What do you really want? What is it that makes your business succeed? For most companies, the thing that drives success more than anything else is the frequency of releasing code. There’s a reason that continuous deployment is such a hot topic, that people have spent a great deal of energy describing how to get code into production quickly. The act of releasing frequently forces reckonings throughout your software and process stack. If the code is too brittle to release easily, you will need to fix that. If there are too many places that require manual QA, you’ll need to fix that. If you have a complex series of steps required to get code into production, you will need to fix that. If developers don’t break their changes down into small chunks, and projects are contingent on several teams coordinating work together to release, you’ll definitely need to fix that. None of these things shows up precisely in a pure ticket-closing measure of velocity, but they are all critical to the thing you actually care about: getting features in front of your customers quickly so you can start to learn from them.

If you want to report something related to engineering productivity to your executive team, I would start by reporting on release frequency. Especially if your frequency is scheduled at once a week (or less!), and you often miss releases due to issues preparing code. Note however, that if you spend all of your time working on internal tools and processes to make releases faster or more automated without actually then releasing features to your customers, you have missed the point. The point is not the perfect continuous deployment system. The point is enabling engineers to build features and release them easily so that your business can learn.

One other metric that can be critical to technical success, of course, is uptime of your systems. If you have constant production outages or customer-facing errors, it is likely that your technical instability is causing your customers to abandon your product. It’s probably also causing your engineering and operations teams to burn out from alerts and being on-call. Even if you don’t report uptime and stability metrics to the board, the process of gathering these metrics should be taken seriously for the operational health of your engineering team. Similar to releasing more frequently, improving uptime and reducing incident frequency often forces the team to fix things that are currently slowing down development of features.

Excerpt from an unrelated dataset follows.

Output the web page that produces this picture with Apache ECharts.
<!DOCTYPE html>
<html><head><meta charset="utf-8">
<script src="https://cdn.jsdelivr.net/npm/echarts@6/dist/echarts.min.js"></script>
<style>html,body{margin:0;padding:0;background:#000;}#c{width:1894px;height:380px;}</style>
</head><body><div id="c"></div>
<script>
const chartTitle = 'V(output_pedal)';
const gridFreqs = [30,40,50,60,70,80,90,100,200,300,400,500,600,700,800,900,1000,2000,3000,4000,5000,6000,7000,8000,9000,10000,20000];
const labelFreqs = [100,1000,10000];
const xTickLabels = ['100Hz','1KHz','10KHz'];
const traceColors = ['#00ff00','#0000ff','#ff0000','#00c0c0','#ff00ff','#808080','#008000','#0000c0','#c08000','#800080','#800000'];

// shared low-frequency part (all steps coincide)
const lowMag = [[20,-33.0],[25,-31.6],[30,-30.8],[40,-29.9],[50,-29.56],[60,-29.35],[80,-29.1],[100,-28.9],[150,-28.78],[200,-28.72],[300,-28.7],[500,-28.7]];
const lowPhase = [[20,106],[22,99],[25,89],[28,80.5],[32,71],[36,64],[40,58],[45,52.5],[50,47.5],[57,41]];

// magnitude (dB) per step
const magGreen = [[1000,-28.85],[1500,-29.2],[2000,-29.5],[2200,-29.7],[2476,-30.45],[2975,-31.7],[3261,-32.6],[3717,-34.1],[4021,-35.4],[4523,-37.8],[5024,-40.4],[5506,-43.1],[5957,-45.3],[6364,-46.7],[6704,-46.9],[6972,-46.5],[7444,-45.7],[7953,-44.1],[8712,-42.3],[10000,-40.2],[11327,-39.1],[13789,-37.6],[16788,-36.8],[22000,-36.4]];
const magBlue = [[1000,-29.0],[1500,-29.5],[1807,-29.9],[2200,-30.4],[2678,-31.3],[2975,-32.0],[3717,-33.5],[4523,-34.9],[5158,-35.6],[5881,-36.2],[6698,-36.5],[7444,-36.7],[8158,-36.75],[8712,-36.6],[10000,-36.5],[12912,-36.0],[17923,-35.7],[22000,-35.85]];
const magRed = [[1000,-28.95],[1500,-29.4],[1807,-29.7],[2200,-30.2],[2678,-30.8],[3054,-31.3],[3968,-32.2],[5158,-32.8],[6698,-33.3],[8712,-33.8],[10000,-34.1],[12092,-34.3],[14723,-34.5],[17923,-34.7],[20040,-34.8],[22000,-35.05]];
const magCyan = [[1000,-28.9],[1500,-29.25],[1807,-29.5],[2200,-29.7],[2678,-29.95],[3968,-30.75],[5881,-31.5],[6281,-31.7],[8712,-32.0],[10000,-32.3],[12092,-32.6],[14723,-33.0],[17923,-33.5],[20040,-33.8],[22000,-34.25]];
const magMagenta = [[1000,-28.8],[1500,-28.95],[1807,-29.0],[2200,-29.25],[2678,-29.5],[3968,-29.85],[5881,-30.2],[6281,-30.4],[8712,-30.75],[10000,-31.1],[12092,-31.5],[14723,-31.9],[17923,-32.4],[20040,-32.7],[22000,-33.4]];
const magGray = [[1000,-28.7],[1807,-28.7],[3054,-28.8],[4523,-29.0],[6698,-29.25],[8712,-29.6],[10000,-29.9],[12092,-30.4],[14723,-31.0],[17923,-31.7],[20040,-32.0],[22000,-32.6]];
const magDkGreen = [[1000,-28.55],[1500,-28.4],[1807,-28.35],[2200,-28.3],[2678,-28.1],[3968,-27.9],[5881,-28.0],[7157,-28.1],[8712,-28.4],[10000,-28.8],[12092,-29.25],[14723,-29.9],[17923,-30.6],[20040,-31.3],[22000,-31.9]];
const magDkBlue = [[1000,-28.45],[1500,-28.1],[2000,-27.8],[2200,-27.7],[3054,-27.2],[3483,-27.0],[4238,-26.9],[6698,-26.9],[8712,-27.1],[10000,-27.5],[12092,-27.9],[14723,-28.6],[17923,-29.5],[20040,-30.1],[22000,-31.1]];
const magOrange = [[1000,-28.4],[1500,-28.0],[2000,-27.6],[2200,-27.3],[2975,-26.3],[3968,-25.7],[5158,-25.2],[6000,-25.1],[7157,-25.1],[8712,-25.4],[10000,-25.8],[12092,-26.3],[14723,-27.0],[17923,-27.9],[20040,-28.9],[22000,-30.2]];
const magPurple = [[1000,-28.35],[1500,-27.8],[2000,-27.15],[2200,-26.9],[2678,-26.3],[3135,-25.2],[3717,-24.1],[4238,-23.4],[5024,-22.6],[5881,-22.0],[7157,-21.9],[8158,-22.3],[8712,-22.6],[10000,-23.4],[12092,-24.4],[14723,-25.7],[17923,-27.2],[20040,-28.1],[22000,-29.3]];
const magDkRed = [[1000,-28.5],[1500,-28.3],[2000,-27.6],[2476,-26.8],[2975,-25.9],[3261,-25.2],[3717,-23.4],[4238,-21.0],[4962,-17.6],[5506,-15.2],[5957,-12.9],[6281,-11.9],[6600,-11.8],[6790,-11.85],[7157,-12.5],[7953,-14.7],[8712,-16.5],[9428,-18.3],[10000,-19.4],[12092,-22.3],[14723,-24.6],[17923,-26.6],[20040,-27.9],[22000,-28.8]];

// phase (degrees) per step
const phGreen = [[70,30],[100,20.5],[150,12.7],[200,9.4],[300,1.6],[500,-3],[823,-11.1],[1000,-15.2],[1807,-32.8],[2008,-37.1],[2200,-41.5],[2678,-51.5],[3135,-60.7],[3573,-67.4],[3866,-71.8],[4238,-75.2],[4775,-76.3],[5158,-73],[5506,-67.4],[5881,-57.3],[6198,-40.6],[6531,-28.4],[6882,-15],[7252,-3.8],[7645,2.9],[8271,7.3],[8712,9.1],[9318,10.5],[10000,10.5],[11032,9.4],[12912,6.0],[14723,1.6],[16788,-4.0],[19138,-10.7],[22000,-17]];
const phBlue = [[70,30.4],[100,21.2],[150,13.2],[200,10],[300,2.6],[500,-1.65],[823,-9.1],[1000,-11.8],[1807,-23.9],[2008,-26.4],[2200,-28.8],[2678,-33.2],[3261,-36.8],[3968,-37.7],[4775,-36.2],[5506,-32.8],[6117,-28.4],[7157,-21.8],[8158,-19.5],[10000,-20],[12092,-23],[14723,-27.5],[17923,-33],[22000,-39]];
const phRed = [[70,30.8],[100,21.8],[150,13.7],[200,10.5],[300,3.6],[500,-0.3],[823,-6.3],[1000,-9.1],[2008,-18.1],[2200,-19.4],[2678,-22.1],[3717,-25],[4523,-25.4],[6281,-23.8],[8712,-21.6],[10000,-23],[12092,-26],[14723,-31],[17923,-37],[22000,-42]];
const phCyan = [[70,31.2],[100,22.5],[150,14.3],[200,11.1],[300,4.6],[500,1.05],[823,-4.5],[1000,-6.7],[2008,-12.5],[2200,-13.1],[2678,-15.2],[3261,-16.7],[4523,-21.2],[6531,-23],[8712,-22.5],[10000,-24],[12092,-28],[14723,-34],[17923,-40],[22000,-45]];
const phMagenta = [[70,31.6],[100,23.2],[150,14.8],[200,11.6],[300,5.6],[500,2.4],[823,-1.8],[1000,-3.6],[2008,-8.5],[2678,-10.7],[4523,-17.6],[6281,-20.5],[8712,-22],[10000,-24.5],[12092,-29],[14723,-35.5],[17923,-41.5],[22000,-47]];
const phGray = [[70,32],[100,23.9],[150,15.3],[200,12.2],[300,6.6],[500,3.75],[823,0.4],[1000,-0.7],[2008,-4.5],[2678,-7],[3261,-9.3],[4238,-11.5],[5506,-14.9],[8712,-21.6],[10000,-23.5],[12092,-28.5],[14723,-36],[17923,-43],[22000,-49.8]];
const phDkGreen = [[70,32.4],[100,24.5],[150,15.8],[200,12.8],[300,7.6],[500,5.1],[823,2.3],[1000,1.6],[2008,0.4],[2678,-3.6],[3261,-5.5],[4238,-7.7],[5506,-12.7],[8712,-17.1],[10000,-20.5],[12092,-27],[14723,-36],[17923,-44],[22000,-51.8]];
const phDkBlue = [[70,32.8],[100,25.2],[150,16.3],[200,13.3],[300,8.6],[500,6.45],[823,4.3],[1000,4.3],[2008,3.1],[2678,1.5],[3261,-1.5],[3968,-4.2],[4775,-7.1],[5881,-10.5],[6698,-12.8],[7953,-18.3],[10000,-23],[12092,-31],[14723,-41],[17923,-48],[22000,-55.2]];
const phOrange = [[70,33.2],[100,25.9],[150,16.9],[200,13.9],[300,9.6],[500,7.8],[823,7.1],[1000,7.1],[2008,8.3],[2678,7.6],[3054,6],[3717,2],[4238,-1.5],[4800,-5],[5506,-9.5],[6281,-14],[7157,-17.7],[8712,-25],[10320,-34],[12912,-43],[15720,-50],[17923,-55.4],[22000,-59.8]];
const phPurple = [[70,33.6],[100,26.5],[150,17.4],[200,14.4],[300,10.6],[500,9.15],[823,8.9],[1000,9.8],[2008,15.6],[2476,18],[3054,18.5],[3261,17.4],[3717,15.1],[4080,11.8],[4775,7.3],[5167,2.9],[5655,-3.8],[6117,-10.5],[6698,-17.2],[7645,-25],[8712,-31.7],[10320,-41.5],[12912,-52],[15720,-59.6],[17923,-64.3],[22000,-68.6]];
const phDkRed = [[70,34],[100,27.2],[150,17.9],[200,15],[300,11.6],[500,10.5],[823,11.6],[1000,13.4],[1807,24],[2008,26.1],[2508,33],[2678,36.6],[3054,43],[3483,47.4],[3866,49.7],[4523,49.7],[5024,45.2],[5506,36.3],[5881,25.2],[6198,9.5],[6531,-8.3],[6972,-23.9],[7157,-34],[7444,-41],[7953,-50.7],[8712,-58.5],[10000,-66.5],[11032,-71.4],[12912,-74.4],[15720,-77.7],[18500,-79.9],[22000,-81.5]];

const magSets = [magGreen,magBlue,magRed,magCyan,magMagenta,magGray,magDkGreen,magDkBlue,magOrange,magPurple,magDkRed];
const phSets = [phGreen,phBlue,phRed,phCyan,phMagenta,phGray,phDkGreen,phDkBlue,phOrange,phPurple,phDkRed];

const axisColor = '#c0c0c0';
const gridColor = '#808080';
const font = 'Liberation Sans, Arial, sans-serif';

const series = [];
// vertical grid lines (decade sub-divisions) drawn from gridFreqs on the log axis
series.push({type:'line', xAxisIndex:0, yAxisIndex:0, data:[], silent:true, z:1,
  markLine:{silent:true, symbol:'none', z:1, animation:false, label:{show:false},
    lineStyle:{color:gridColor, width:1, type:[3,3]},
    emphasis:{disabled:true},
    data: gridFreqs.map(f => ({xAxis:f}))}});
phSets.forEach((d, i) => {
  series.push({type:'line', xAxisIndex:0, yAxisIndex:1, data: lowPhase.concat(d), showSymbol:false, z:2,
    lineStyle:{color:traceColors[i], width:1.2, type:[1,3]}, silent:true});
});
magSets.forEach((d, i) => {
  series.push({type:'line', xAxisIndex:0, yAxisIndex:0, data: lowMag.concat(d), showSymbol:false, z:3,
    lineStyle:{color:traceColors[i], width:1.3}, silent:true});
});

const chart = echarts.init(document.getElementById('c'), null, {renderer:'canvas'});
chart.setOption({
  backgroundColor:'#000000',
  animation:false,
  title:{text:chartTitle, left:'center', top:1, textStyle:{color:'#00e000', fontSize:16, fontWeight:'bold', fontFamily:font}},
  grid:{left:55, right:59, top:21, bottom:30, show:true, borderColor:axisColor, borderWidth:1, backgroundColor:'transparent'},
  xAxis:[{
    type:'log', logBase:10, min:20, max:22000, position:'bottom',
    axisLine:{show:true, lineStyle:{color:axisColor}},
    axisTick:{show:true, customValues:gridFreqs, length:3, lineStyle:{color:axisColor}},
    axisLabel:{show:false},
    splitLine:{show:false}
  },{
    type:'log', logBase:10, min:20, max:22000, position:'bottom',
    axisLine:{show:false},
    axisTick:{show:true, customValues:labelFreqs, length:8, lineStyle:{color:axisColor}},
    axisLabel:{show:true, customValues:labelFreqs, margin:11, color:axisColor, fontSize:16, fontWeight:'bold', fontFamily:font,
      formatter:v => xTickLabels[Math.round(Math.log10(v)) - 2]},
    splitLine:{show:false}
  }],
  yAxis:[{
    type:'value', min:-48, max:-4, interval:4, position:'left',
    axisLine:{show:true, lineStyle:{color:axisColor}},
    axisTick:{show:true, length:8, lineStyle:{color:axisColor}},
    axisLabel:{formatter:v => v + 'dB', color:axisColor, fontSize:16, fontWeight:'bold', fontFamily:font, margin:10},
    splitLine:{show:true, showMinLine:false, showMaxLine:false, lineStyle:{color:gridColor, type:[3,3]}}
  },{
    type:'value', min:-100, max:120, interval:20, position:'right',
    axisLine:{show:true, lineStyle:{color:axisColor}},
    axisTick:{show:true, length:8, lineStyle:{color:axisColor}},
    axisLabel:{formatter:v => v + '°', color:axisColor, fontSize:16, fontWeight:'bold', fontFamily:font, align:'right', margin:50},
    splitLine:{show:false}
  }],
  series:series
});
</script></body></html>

Hiring and retention are two areas where metrics can really shine a light on your areas for improvement. If you have a goal to increase the size of your team, you can start to notice when and why you are failing to hire quickly. Are you not getting enough candidates? Are you moving too slowly on offers? Are you rejecting most people? Are your offers getting rejected? What is the average tenure of your team? What is the average experience level of your new hires? All of these statistics can teach you a lot about potential failures in the hiring process as well as gaps in developing and retaining existing talent. 

Wrap-up

All of the measures I listed above can go wrong. You can over-focus on the ability to ship code to the extent that too many people are working on the toolchain and not enough people are building features. If your team can’t tolerate downtime or incidents, you will be tempted to release infrequently to prevent errors. Teams that focus on story points might cause developers to inflate their project estimates so they will not be rushed to finish things, or to make themselves look good for completing so many points. Focusing on hiring, but ignoring retention, can result in hiring a bunch of people who quit within a year because they are unhappy with the workplace.

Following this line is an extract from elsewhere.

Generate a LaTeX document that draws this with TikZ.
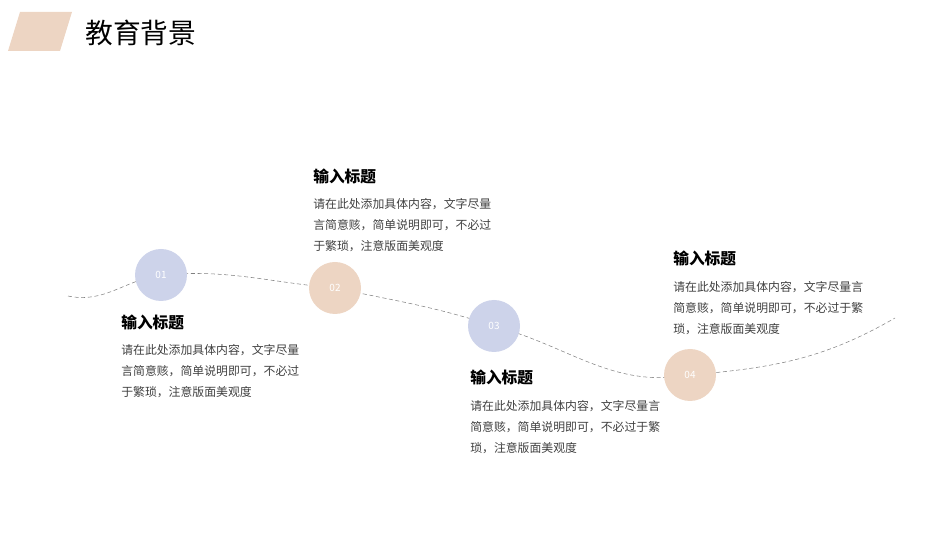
\documentclass[tikz,border=0pt]{standalone}
\usepackage{fontspec}
\setmainfont{Noto Sans CJK SC}
\newfontfamily\cjk{Noto Sans CJK SC}
\definecolor{peach}{HTML}{EDD5C3}
\definecolor{lavender}{HTML}{CDD3EA}
\definecolor{bodygray}{HTML}{404040}
\begin{document}
\begin{tikzpicture}[x=0.75pt,y=-0.75pt,
    dot/.style={circle,minimum size=39pt,inner sep=0pt,text=white,font=\fontsize{7.5}{9}\selectfont},
    heading/.style={anchor=west,inner sep=0pt,font=\cjk\fontsize{11.8}{14}\selectfont\bfseries},
    body/.style={anchor=north west,inner sep=0pt,align=left,text=bodygray,font=\cjk\fontsize{8.9}{15.9}\selectfont}]
  \useasboundingbox (0,0) rectangle (950,534);
  % title bar
  \fill[peach] (20,12) -- (72,12) -- (60,51) -- (8,51) -- cycle;
  \node[anchor=west,inner sep=0pt,font=\cjk\fontsize{20.8}{24}\selectfont] (title) at (85,33) {教育背景};
  % path through the steps
  \coordinate (start) at (68,296);
  \coordinate (finish) at (895,318);
  \coordinate (p1) at (161,275);
  \coordinate (p2) at (335,288);
  \coordinate (p3) at (494,326);
  \coordinate (p4) at (690,375);
  \draw[densely dashed,gray,line width=0.4pt] (start) to[out=-12,in=188] (p1)
      to[out=5,in=175] (p2) to[out=-12,in=162] (p3) to[out=-15,in=190] (p4)
      to[out=5,in=210] (finish);
  \node[dot,fill=lavender] (s1) at (p1) {01};
  \node[dot,fill=peach] (s2) at (p2) {02};
  \node[dot,fill=lavender] (s3) at (p3) {03};
  \node[dot,fill=peach] (s4) at (p4) {04};
  % text blocks
  \node[heading] (h1) at (121,322) {输入标题};
  \node[body] (b1) at (121,344) {请在此处添加具体内容，文字尽量\\言简意赅，简单说明即可，不必过\\于繁琐，注意版面美观度};
  \node[heading] (h2) at (313,176) {输入标题};
  \node[body] (b2) at (313,198) {请在此处添加具体内容，文字尽量\\言简意赅，简单说明即可，不必过\\于繁琐，注意版面美观度};
  \node[heading] (h3) at (470,377) {输入标题};
  \node[body] (b3) at (470,400) {请在此处添加具体内容，文字尽量言\\简意赅，简单说明即可，不必过于繁\\琐，注意版面美观度};
  \node[heading] (h4) at (673,258) {输入标题};
  \node[body] (b4) at (673,281) {请在此处添加具体内容，文字尽量言\\简意赅，简单说明即可，不必过于繁\\琐，注意版面美观度};
\end{tikzpicture}
\end{document}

Ultimately as a leader, you must figure out how to tie the activities of your team to the success of the overall business, and focus on measuring and improving those related activities. You are unlikely to find a single golden set of unchanging metrics, but the search for measurements that are appropriate for your current situation has value in itself. And finally, don’t forget to reflect on what you learn over time from these measurements. It’s one thing to set a goal or make a plan, but if you don’t ever go back and look to see not only how you did against that goal but what you learned in the process, you are play-acting at measurement, when you should be using it to learn.